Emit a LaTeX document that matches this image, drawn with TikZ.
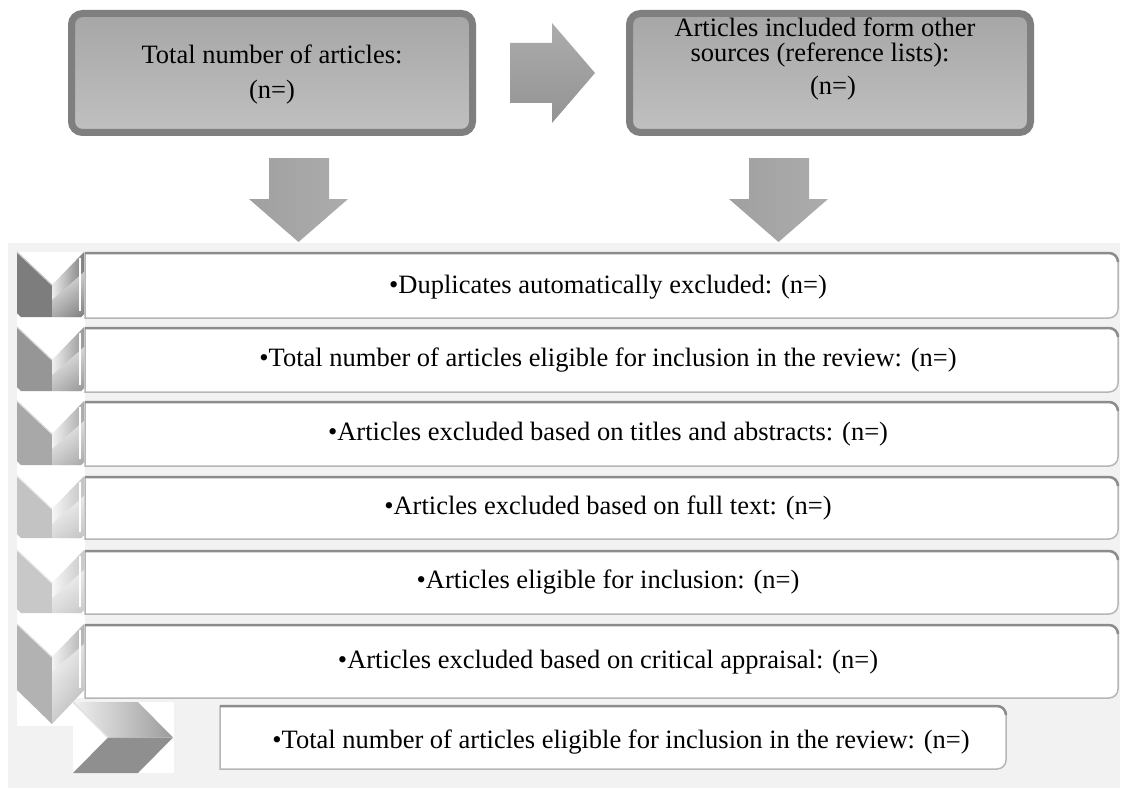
\documentclass[tikz,border=0pt]{standalone}
\usepackage{fontspec}
\setmainfont{Liberation Serif}
\definecolor{bord}{RGB}{127,127,127}
\definecolor{boxtop}{RGB}{166,166,166}
\definecolor{boxbot}{RGB}{192,192,192}
\definecolor{panel}{RGB}{242,242,242}
\definecolor{rowline}{RGB}{182,182,182}
\definecolor{rowtopc}{RGB}{140,140,140}
\definecolor{cA}{RGB}{125,125,125}
\definecolor{cB}{RGB}{150,150,150}
\definecolor{cC}{RGB}{168,168,168}
\definecolor{cD}{RGB}{195,195,195}
\definecolor{cE}{RGB}{200,200,200}
\definecolor{cF}{RGB}{178,178,178}
\definecolor{cG}{RGB}{155,155,155}
\definecolor{arrL}{RGB}{160,160,160}
\definecolor{arrR}{RGB}{172,172,172}
\newcommand\chevdown[3]{%
  \fill[#3] (17,#1) -- (52,#1+33) -- (52,#2) -- (21,#2) -- (17,#2-4) -- cycle;
  \shade[left color=white!85!#3, right color=#3] (52,#1+33) -- (84,#1) -- (84,#2-3) -- (81,#2) -- (52,#2) -- cycle;
  \shade[top color=#3!0!white, bottom color=#3, opacity=0.6] (52,#1+48) -- (84,#1+20) -- (84,#2-3) -- (81,#2) -- (52,#2) -- cycle;
  \draw[white!60!#3, line width=1.2pt] (17,#1) -- (52,#1+33);
  \draw[white, line width=1.5pt] (80,#1+6) -- (80,#2-6);
}
\newcommand\rowframe[4]{%
  \path[rowbox] (#1,#3) -- (#2-9,#3) .. controls (#2-4,#3) and (#2,#3+4) .. (#2,#3+9) -- (#2,#4-9) .. controls (#2,#4-4) and (#2-4,#4) .. (#2-9,#4) -- (#1,#4) -- cycle;
  \draw[rowtopline] (#1,#3) -- (#2-9,#3) .. controls (#2-4,#3) and (#2,#3+4) .. (#2,#3+9);
}
\begin{document}
\begin{tikzpicture}[x=1pt,y=-1pt,
  topbox/.style={draw=bord, line width=7pt, rounded corners=11pt, top color=boxtop, bottom color=boxbot, minimum width=401pt, minimum height=119pt, inner sep=0pt},
  txt/.style={font=\fontsize{26.5}{30}\selectfont, inner sep=0pt, anchor=base},
  rowbox/.style={fill=white, draw=rowline, line width=1.5pt},
  rowtopline/.style={draw=rowtopc, line width=2.5pt},
  blockarrow/.style={left color=arrL, right color=arrR}
]
\useasboundingbox (0,0) rectangle (1121,789);
\fill[white] (0,0) rectangle (1121,789);

% top boxes
\node[topbox] (tl) at (272,73) {};
\node[topbox] (tr) at (830,73) {};
\node[txt] (tlA) at (272,64) {Total number of articles:};
\node[txt] (tlB) at (272,99) {(n=)};
\node[txt] (trA) at (825,37) {Articles included form other};
\node[txt] (trB) at (820,62) {sources (reference lists):};
\node[txt] (trC) at (833,95) {(n=)};

% right block arrow
\shade[top color=arrR, bottom color=arrL!92!black] (510,43) -- (552,43) -- (552,23) -- (595,73) -- (552,123) -- (552,103) -- (510,103) -- cycle;

% panel
\fill[panel] (8,243) rectangle (1120,788);

% down block arrows
\shade[blockarrow] (269,158) -- (329,158) -- (329,199) -- (348,199) -- (298.5,242) -- (249,199) -- (269,199) -- cycle;
\shade[blockarrow] (749,158) -- (809,158) -- (809,199) -- (828,199) -- (778.5,242) -- (729,199) -- (749,199) -- cycle;

% white backgrounds of chevrons
\fill[white] (17,252) rectangle (85,698);
\fill[white] (17,698) rectangle (73,726);
\fill[white] (73,702) rectangle (174,773);

% row frames
\rowframe{85}{1118}{253}{318}
\rowframe{85}{1118}{328}{392}
\rowframe{85}{1118}{402}{466}
\rowframe{85}{1118}{477}{539}
\rowframe{85}{1118}{551}{614}
\rowframe{85}{1118}{625}{698}
\rowframe{220}{1006}{706}{769}

% chevrons
\chevdown{252}{317}{cA}
\chevdown{327}{391}{cB}
\chevdown{401}{465}{cC}
\chevdown{476}{538}{cD}
\chevdown{550}{613}{cE}
% last down chevron with point
\fill[cF] (17,624) -- (52,657) -- (52,724) -- (17,690) -- cycle;
\shade[left color=white!85!cF, right color=cF] (52,657) -- (84,624) -- (84,690) -- (52,724) -- cycle;
\shade[top color=white, bottom color=cF, opacity=0.6] (52,672) -- (84,644) -- (84,690) -- (52,724) -- cycle;
\draw[white!60!cF, line width=1.2pt] (17,624) -- (52,657);
\draw[white, line width=1.5pt] (80,630) -- (80,688);
% right chevron
\shade[left color=white!85!cG, right color=cG] (73,702) -- (138,702) -- (173,737.5) -- (108,737.5) -- cycle;
\fill[cG!92!black] (108,737.5) -- (173,737.5) -- (138,773) -- (73,773) -- cycle;
\draw[white!70!cG, line width=1.5pt] (73,702) -- (108,737.5);

% row texts
\node[txt] (r1) at (608,293.5) {•Duplicates automatically excluded: (n=)};
\node[txt] (r2) at (608,366.5) {•Total number of articles eligible for inclusion in the review: (n=)};
\node[txt] (r3) at (608,440.5) {•Articles excluded based on titles and abstracts: (n=)};
\node[txt] (r4) at (608,514.5) {•Articles excluded based on full text: (n=)};
\node[txt] (r5) at (608,588.5) {•Articles eligible for inclusion: (n=)};
\node[txt] (r6) at (608,668) {•Articles excluded based on critical appraisal: (n=)};
\node[txt] (r7) at (621,748.5) {•Total number of articles eligible for inclusion in the review: (n=)};
\end{tikzpicture}
\end{document}
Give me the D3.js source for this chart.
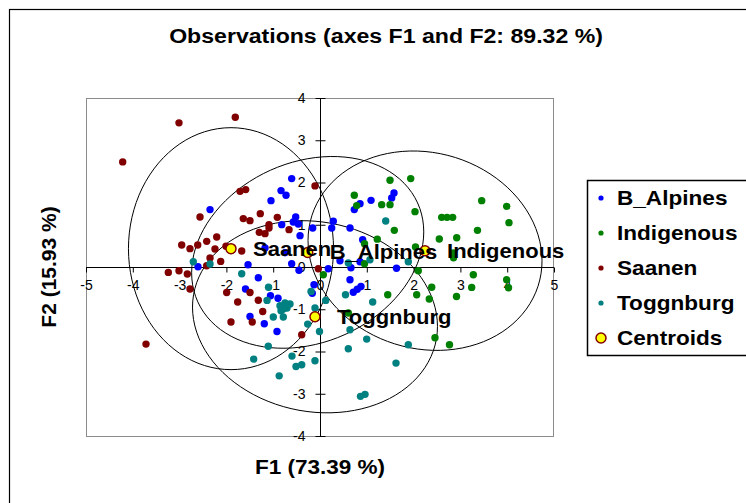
<!DOCTYPE html>
<html>
<head>
<meta charset="utf-8">
<script src="https://cdn.jsdelivr.net/npm/d3@7"></script>
<style>
  body { margin: 0; background: #fff; }
  svg { display: block; font-family: "Liberation Sans", Arial, sans-serif; }
</style>
</head>
<body>
<svg id="chart" width="746" height="503"></svg>
<script>
// Factor scores of the observations on F1 / F2, one array per breed
const groups = ["B_Alpines", "Indigenous", "Saanen", "Toggnburg"];
const groupColors = ["#0000FF", "#008000", "#800000", "#008080"];

const bAlpines = [
  [-0.605, 2.092], [-0.833, 1.808], [-0.726, 1.697], [-1.047, 1.571], [-2.350, 1.358],
  [-0.519, 1.185], [-0.571, 1.066], [-0.464, 1.019], [-0.818, 1.002], [-0.156, 0.924],
  [-0.427, 0.742], [-1.175, 0.450], [-0.748, 0.339], [-1.538, 0.055], [-0.605, 0.078],
  [-2.607, 0.007], [-0.449, -0.076], [-1.318, -0.254], [-1.592, -0.521], [-1.058, -0.680],
  [-0.897, -0.739], [-1.496, -1.171], [-1.190, -1.344], [-0.919, -1.526], [-0.128, -0.419],
  [-0.165, -0.621], [0.177, -0.040], [1.581, 1.754], [1.532, 1.635], [1.090, 1.578],
  [0.855, 1.500], [0.733, 1.358], [0.284, 1.085], [0.250, 0.924], [0.641, 0.924],
  [0.912, 0.647], [0.427, 0.149], [0.855, 0.126], [0.662, -0.017], [1.635, -0.028],
  [0.641, -0.301], [0.712, -0.597], [0.797, -0.526], [0.876, -0.460]
];

const indigenous = [
  [1.496, 2.052], [1.938, 2.092], [0.733, 1.697], [0.784, 1.453], [1.318, 1.476],
  [1.496, 1.476], [2.030, 1.310], [2.600, 1.175], [2.714, 1.175], [2.835, 1.175],
  [3.455, 1.571], [3.989, 1.436], [4.038, 1.050], [3.365, 0.867], [2.921, 0.694],
  [2.549, 0.664], [1.588, 0.867], [1.224, 0.659], [0.951, 0.552], [2.041, 0.474],
  [2.848, 0.332], [0.951, 0.078], [2.100, -0.088], [3.276, -0.182], [3.989, -0.301],
  [3.241, -0.483], [4.028, -0.491], [2.387, -0.479], [2.066, -0.656], [1.447, -0.656],
  [2.335, -0.758], [2.917, -0.697], [2.457, -1.675], [2.767, -1.841], [0.605, -1.090],
  [0.071, -0.182], [2.853, 0.220]
];

const saanen = [
  [-4.216, 2.488], [-3.013, 3.412], [-1.810, 3.545], [-0.107, 1.919], [-1.709, 1.791],
  [-1.588, 1.832], [-2.564, 1.185], [-1.639, 1.145], [-1.496, 1.097], [-1.276, 1.263],
  [-0.912, 1.175], [-1.090, 1.002], [-1.090, 0.924], [-0.662, 0.884], [-1.297, 0.820],
  [-1.175, 0.789], [-2.207, 0.711], [-2.955, 0.521], [-2.778, 0.434], [-2.613, 0.521],
  [-2.421, 0.607], [-2.244, 0.427], [-2.009, 0.493], [-1.673, 0.379], [-2.350, 0.213],
  [-2.122, 0.133], [-2.421, 0.031], [-0.036, -0.040], [-3.241, -0.128], [-3.013, -0.088],
  [-2.835, -0.166], [-2.778, -0.521], [-1.994, -0.602], [-1.496, -0.602], [-1.759, -0.829],
  [-1.318, -0.787], [-1.224, -1.052], [-1.902, -1.303], [-1.447, -1.303], [-3.718, -1.825],
  [-0.391, -1.604]
];

const toggnburg = [
  [-2.707, 0.126], [-2.350, 0.071], [-1.673, -0.159], [-1.100, -0.479], [-1.132, -0.791],
  [-0.855, -0.917], [-0.748, -0.853], [-0.641, -0.877], [-0.784, -0.995], [-0.833, -1.036],
  [-0.705, -0.972], [-0.998, -1.185], [-0.784, -1.185], [-0.192, -0.578], [-0.107, -0.972],
  [0.122, -0.791], [-0.263, -1.351], [-0.011, -1.526], [-1.105, -1.877], [-1.417, -2.180],
  [-0.598, -2.109], [-0.513, -2.355], [-0.391, -2.315], [-0.872, -2.576], [-0.107, -2.220],
  [0.545, -0.656], [1.126, -0.829], [0.641, -1.486], [0.998, -1.706], [0.605, -1.936],
  [1.887, -1.841], [1.624, -2.275], [0.865, -3.062], [0.962, -3.014], [1.404, 1.090],
  [0.605, 0.095], [1.068, 0.173], [1.887, 0.126]
];

const groupPoints = [bAlpines, indigenous, saanen, toggnburg];

// Group centroids (same order as groups)
const centroids = [[-0.263, 0.346], [2.244, 0.386], [-1.902, 0.434], [-0.107, -1.178]];

// Confidence ellipse covariance per group: [var F1, var F2, cov F1-F2]
const ellipseCov = [[6.15, 5.15, 1.2], [6.25, 5.57, -0.6], [4.8, 8.2, 0.0], [6.85, 5.17, -0.6]];

const xTickValues = [-5, -4, -3, -2, -1, 0, 1, 2, 3, 4, 5];
const yTickValues = [-4, -3, -2, -1, 0, 1, 2, 3, 4];

const titleText = "Observations (axes F1 and F2: 89.32 %)";
const xTitle = "F1 (73.39 %)";
const yTitle = "F2 (15.93 %)";

const svg = d3.select("#chart");
const plot = { left: 86, right: 554, top: 98, bottom: 436 };

const x = d3.scaleLinear().domain([-5, 5]).range([plot.left, plot.right]);
const y = d3.scaleLinear().domain([-4, 4]).range([plot.bottom, plot.top]);

const stretch = 1.1;
function stretchedText(sel, px, py, sx = stretch) {
  return sel.attr("transform", `translate(${px},${py}) scale(${sx},1)`);
}

// outer chart frame
svg.append("rect")
  .attr("x", 9.5).attr("y", 9.5)
  .attr("width", 760).attr("height", 520)
  .attr("fill", "none").attr("stroke", "#000").attr("stroke-width", 1.2);

// plot area frame
svg.append("rect")
  .attr("x", plot.left + 0.5).attr("y", plot.top + 0.5)
  .attr("width", plot.right - plot.left - 1).attr("height", plot.bottom - plot.top)
  .attr("fill", "none").attr("stroke", "#8c8c8c").attr("stroke-width", 1);

// axes through the origin
const xAxis = d3.axisBottom(x).tickValues(xTickValues).tickSize(5).tickPadding(8)
  .tickFormat(d3.format("d"));
const yAxis = d3.axisLeft(y).tickValues(yTickValues).tickSize(5).tickPadding(10)
  .tickFormat(d3.format("d"));

const gx = svg.append("g").attr("transform", `translate(0,${Math.round(y(0)) + 0.5})`).call(xAxis);
const gy = svg.append("g").attr("transform", `translate(${Math.round(x(0)) + 0.5},0)`).call(yAxis);

[gx, gy].forEach(g => {
  g.select(".domain").attr("stroke", "#000");
  g.selectAll(".tick line").attr("stroke", "#000");
  g.selectAll(".tick text")
    .attr("font-size", 14)
    .attr("font-family", "\"Liberation Sans\", Arial, sans-serif")
    .attr("fill", "#000")
    .text(d => String(d).replace("\u2212", "-"));
});
gy.selectAll(".tick line").attr("x1", -5).attr("x2", 5);
gx.select(".domain").attr("d", `M${plot.left},0H${plot.right}`);
gy.select(".domain").attr("d", `M0,${plot.top}V${plot.bottom}`);

// confidence ellipses
const line = d3.line().x(d => x(d[0])).y(d => y(d[1])).curve(d3.curveLinearClosed);
ellipseCov.forEach((c, i) => {
  const [sxx, syy, sxy] = c;
  const l11 = Math.sqrt(sxx), l21 = sxy / l11, l22 = Math.sqrt(syy - l21 * l21);
  const [cx, cy] = centroids[i];
  const pts = d3.range(0, 96).map(k => {
    const t = (k / 96) * 2 * Math.PI;
    const u = Math.cos(t), v = Math.sin(t);
    return [cx + l11 * u, cy + l21 * u + l22 * v];
  });
  svg.append("path")
    .attr("d", line(pts))
    .attr("fill", "none")
    .attr("stroke", "#000")
    .attr("stroke-width", 1);
});

// observations
groupPoints.forEach((pts, i) => {
  svg.append("g").selectAll("circle")
    .data(pts).join("circle")
    .attr("cx", d => x(d[0])).attr("cy", d => y(d[1]))
    .attr("r", 3.7)
    .attr("fill", groupColors[i]);
});

// centroids
svg.append("g").selectAll("circle")
  .data(centroids).join("circle")
  .attr("cx", d => x(d[0])).attr("cy", d => y(d[1]))
  .attr("r", 5)
  .attr("fill", "#FFFF00")
  .attr("stroke", "#800000")
  .attr("stroke-width", 1.5);

// centroid labels
centroids.forEach((d, i) => {
  stretchedText(svg.append("text"), x(d[0]) + 22, y(d[1]) + 7)
    .attr("font-size", 20).attr("font-weight", "bold").attr("fill", "#000")
    .text(groups[i]);
});

// title and axis titles
stretchedText(svg.append("text"), 386, 43)
  .attr("text-anchor", "middle").attr("font-size", 21).attr("font-weight", "bold")
  .text(titleText);
stretchedText(svg.append("text"), 320, 474)
  .attr("text-anchor", "middle").attr("font-size", 20.5).attr("font-weight", "bold")
  .text(xTitle);
svg.append("text")
  .attr("transform", "translate(56,267) rotate(-90)")
  .attr("text-anchor", "middle").attr("font-size", 21).attr("font-weight", "bold")
  .text(yTitle);

// legend
const legend = svg.append("g");
legend.append("rect")
  .attr("x", 587.5).attr("y", 180.5).attr("width", 200).attr("height", 175)
  .attr("fill", "#fff").attr("stroke", "#000").attr("stroke-width", 1.5);
const legendItems = groups.map((g, i) => ({ name: g, color: groupColors[i], centroid: false }))
  .concat([{ name: "Centroids", color: "#FFFF00", centroid: true }]);
legendItems.forEach((it, i) => {
  const cy = 198 + i * 35;
  legend.append("circle")
    .attr("cx", 601).attr("cy", cy)
    .attr("r", it.centroid ? 5 : 2.6)
    .attr("fill", it.color)
    .attr("stroke", it.centroid ? "#800000" : "none")
    .attr("stroke-width", 1.5);
  stretchedText(legend.append("text"), 617, cy + 7, 1.13)
    .attr("font-size", 20).attr("font-weight", "bold").text(it.name);
});
</script>
</body>
</html>
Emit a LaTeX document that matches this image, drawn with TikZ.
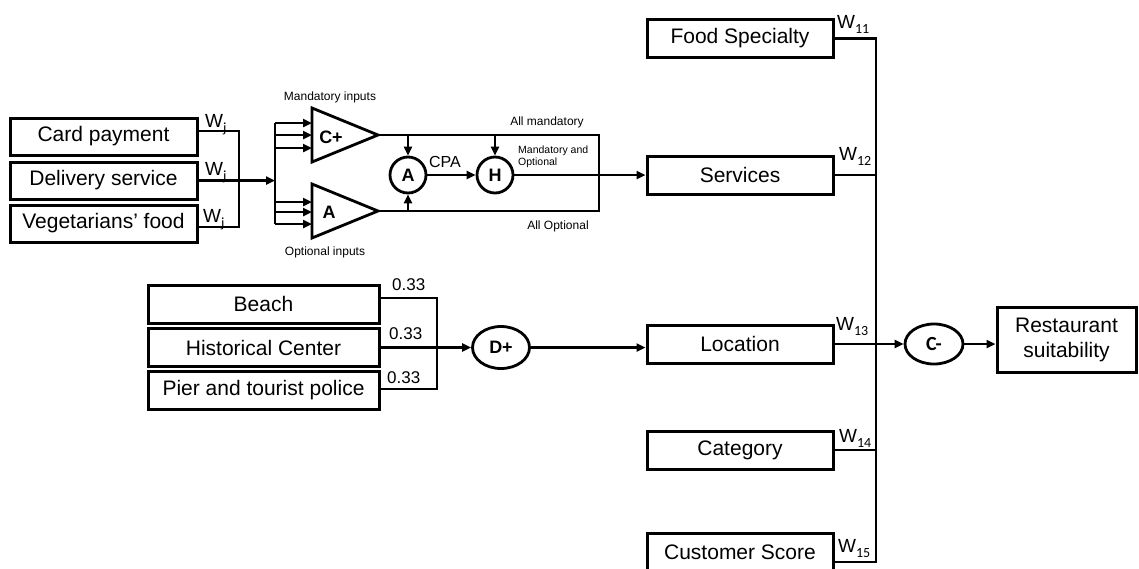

> OBJECTIVE:
List every line in the records above that contains the word "chart".

> RESPONSE TO THIS TASK:
Give me the D3.js source for this chart.
<svg id="chart" width="746" height="503"></svg>
const svg = d3.select("#chart");
// outer chart frame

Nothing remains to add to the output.